Friday, February 8, 2013

Global Trade Network, 2006

. Friday, February 8, 2013

Kindred wondered, in a comment on my prior post how the trade network has evolved since 2000. Here is a quick reply that brings us up to 2006.  These are two screenshots of the full global trade network. The left is the center of the starburst pictured on the right. Node size is weighted degree, or total imports. I enourage you to click this link and look at the full image, which is an SVG that allows you to zoom in and retain resolution. (And sorry, I did this quickly and labeled only the large nodes at the center). Data come from Barbieri. The network here is larger than the one I presented yesterday: 185 nodes. But, the trade network is not very dense: .39. This indicates a hierarchical rather than random or flat network structure, a conclusion supported by the starburst evident in the full visualization. I ran a community detection algorithm which identified the three groups reflected in the graph colors: the largest (tealish) centered on the US, which includes 50% of the nodes; a second European community (pea greenish) of about 34%, and a third composed of sub-Saharan African states (the rust colored group) about 13% of the nodes.

Hence, even by 2006, as the discussion of decoupling was beginning to emerge, we see no evidence of a regionalization of Asian trade that could provide a substitute for ties to the North American block.

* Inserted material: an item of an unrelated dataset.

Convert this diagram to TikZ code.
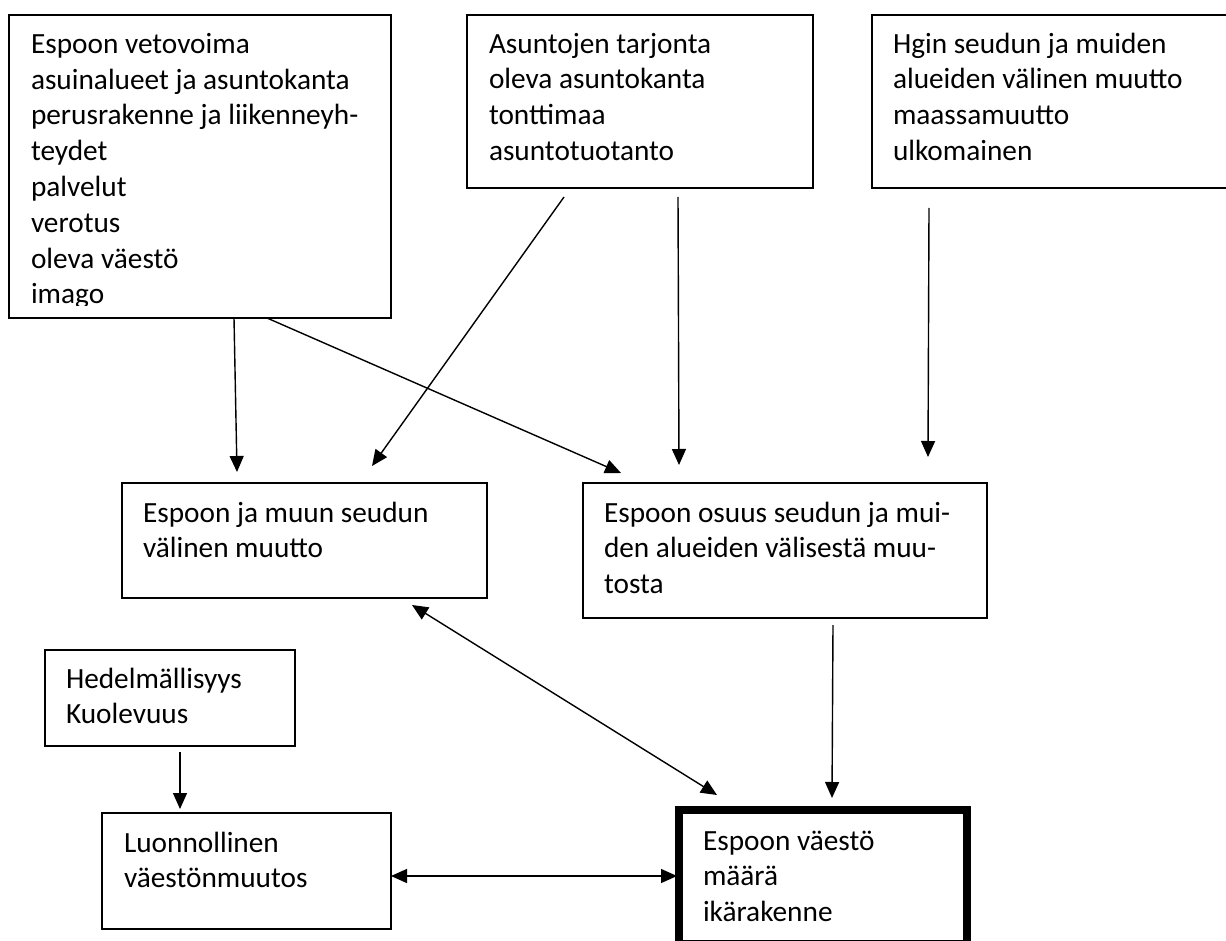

Here is a version of the visualization that omits the community structure.


RobW said...

I confess to being a little perplexed here as to what these graphics actually show. If the central region includes the major economies, what are the termination nodes towards the edges?

Thomas Oatley said...

@Rob. The graph includes approximately 185 countries. The nodes on the periphery are small low and middle income economies.